Following the 2008 financial crisis, almost all worldwide economies suffered. China was no different in this regard, but the country did deal with the problem surprisingly well. Through a strong embracing of fiscal stimulus measures and monetary policy, China managed to delay knock-on economic effects. Analysts are now predicting a turbulent Chinese economy in 2017, despite 2016 faring well.
High Debt Levels
High debt levels have been a downside to introduced economic measures. At the moment, the debt level sits at roughly 250% of the GDP. Close to two thirds of the total debt is by corporate entities. Investment into fixed assets has been a driving force behind a stimulated Chinese economy. Infrastructure such as roads, airports and railways as well as housing. Investment led growth is a perfectly legitimate strategy, and has many pro-economic outcomes. State owned banks provided the majority of funding towards fixed asset investment. Through issuing loans or other forms such as bonds, the majority of investment was derived via debt.

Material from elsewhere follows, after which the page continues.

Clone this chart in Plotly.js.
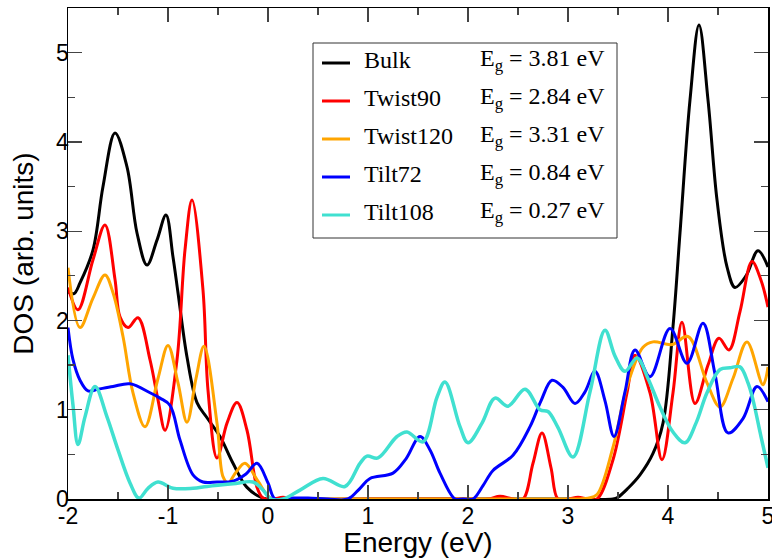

Such sheer high levels of debt is increasingly causing worry for economists. Especially due to the majority coming directly from government owned banks. Long term, the situation is unsustainable, which may come to a head in 2017.
President Trumps Effect on the Chinese Economy in 2017
Unveiled in a presidential campaign speech Trump announced he would implement a 45% tax on all Chinese exports. Though the Chinese economy is shifting towards a more service based nature, there is still a heavy reliance on low cost manufacturing exports. Any tariffs and barriers to trade enforced by Trump would certainly see the economy take a hit. In reality, the likelihood that Trump would successfully introduce widespread measures is low. Both countries are members of the World Trade Organization, which act as a dispute body. Specific measures brought in even against select exports would still create damage to the economy.
Government Pessimism for the Chinese Economy in 2017
Official forecasts are also predicting a more difficult year for the Chinese economy in 2017. Growth levels are expected to continue decline throughout 2017. 2015 saw 6.9% growth, and the economy is on track to end on 6.7% growth for this year. 2017, is likely to decline again to 6.5%. After decades of unprecedented double digit growth, these single figures may be concerning. President Xi himself has even outlined the lower limit of 6.5% if the country is to double GDP levels by 2020 from the previous decade.
The Chinese economy in 2017 faces a negative outlook. From analysts’ predictions, to the government’s own forecasts, everyone is in agreement the future is not so bright. Comfort can be found in that the Chinese government have a strong record in navigating uncertain times. The unknown itself cannot be planned against. Life is full of unpredictability. Worldwide political factors could cause another financial crisis out of nowhere. If China manages to handle the turbulent economy in a similar as in 2016, then the country should see it through.